Dating back to the 1100s, Stave Churches have become an important piece of Norway's old and fascinating history. It's believed that there was built close to 2000 Stave Churches in Norway during the Medieval era but only 28 remain today, most of whom are built between 1150 and 1350. In fact, Norway is home to most surviving Stave Churches besides those built in the 1500s at Hedared, Sweden and one that was relocated from Norway to Germany in 1842.
If you're planning a visit to Norway and you're interested in experiencing some of its history, then visiting at least one of these majestic churches is something you must do.
What is a Stave Church?
A Stave Church is an old traditional Christian church once common in north-western Europe. The churches are built with wood and the construction is made out of poles. When looking at the buildings you can also notice how the Norwegians had a tradition of using wood in their art, as the churches are beautifully decorated with various patterns and symbols. These symbols are a mix of both Viking and Christian symbolism.
Let's look at Norway's most known and iconic Stave Churches that are well worth a visit:
The Hopperstad Stave Church is reckoned to be among the oldest remaining Stave Churches and is believed to date back to 1140. After 700 years, the church was no longer in use, the exterior was stripped and it was in an extremely poor shape. In 1880 it was bought by The Society for the Preservation of Norwegian Ancient Urnes. However, it was the great effort of Peter Andreas Blix, a Norwegian architect, that would make the Stave Church shine once again. Blix restored the church to what he believed it originally looked. During the restoration it was discovered carved sections under the floor, which indicates that the church replaced an older one, probably dating back to the later half of the 11th century.
Kaupanger Stave Church is the largest in the Sogn region. Its name indicates that it's been a trading place here (kaup means trade in old Norwegian).
The church has a total of 22 staves (poles) where there's 8 on the longer sides and 3 on the shorter. This is the highest amount of staves found in any Stave Church.
There have been several restorations of the Stave Church whereof the latest was in 1960. During this restoration, its exterior was built to match its appearance in the 1700s. These restorations have revealed that there were two churches here prior to the one we expect to date back to 1130. The second church was found as a layer of ash and it was beneath this ash they found a coin minted in 1130, which indicates when the new church was built.

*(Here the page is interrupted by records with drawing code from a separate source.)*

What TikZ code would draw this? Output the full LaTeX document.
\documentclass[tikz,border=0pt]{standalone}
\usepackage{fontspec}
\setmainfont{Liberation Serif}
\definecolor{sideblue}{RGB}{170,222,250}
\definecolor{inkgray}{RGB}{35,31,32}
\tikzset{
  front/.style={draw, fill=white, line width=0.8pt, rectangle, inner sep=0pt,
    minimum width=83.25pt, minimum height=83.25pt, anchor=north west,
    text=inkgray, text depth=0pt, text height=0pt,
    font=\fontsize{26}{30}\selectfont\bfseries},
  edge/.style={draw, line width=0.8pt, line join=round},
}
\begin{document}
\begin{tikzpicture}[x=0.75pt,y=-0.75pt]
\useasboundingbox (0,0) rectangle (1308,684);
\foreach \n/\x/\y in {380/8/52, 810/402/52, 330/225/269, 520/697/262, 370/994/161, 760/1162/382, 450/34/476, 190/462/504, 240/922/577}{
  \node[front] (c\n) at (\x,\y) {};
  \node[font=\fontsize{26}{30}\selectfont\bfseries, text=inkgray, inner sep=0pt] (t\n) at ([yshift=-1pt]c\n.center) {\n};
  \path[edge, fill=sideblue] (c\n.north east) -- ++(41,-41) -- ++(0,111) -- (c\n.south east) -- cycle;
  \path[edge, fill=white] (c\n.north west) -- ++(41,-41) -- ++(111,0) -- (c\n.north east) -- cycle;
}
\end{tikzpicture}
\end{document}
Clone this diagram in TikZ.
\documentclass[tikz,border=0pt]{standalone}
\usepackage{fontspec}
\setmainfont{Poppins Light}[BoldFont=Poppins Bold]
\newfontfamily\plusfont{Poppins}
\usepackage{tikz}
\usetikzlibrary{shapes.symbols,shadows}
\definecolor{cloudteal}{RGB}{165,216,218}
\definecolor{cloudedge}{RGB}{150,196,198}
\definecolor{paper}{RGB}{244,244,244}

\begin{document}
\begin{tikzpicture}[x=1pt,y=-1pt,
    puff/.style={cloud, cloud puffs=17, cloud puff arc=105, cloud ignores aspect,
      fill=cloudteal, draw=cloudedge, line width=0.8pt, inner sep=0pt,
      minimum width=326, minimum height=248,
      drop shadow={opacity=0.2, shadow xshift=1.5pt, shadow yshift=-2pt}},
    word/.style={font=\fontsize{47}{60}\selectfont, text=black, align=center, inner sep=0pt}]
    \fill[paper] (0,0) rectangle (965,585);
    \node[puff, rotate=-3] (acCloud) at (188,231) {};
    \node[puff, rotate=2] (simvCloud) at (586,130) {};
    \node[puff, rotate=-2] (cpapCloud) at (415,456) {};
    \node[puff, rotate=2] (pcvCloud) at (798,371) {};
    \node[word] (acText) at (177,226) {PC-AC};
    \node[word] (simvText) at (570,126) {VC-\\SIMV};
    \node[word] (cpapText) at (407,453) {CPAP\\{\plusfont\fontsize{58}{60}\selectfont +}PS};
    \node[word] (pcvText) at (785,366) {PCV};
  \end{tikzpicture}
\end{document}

Borgund Stave Church is the best preserved Stave Church of all the 28 still remaining in Norway. The church located in the municipality of Lærdal in Sogn og Fjordane is also among the most photographed and visited. Unlike the Kaupanger Stave Church, it is no longer used for church functions but it's now solely used as a museum.
It was built around 1180 and, similar to most other, it has been restored multiple times since that time. The Stave Church is located nearby the iconic Kings Road and Vindhellavegen which was named one of the most beautiful roads of 2014.
While it's not as old as many of the other Stave Churches mentioned in this article, Eidsborg Stave Church is no less beautiful. It is believed to be built between 1250 and 1270 and just like Borgund, it's among the best preserved of the 28 remaining Stave Churches.
The Stave Church in Heddal, just outside of Notodden, is the largest in Norway and was built during the early 13th century. It's still in use and there are regularly weddings held here during summer months (hence it might be closed during Saturdays and Sundays).
Heddal Stave Church has four carved entrance portals and is constructed around 12 large and six smaller pine support pillars. After the reformation, the church was in particularly poor shape and went through a restoration during the period of 1849-1851. However, the restorers lacked the skills and knowledge required and it went through another restoration in the 1960s.
Particularly beautiful is the rose painting from 1668 on the walls.
These churches are part of our history and even though only 28 remain, most of them are well maintained so our future generations can enjoy their beauty as well.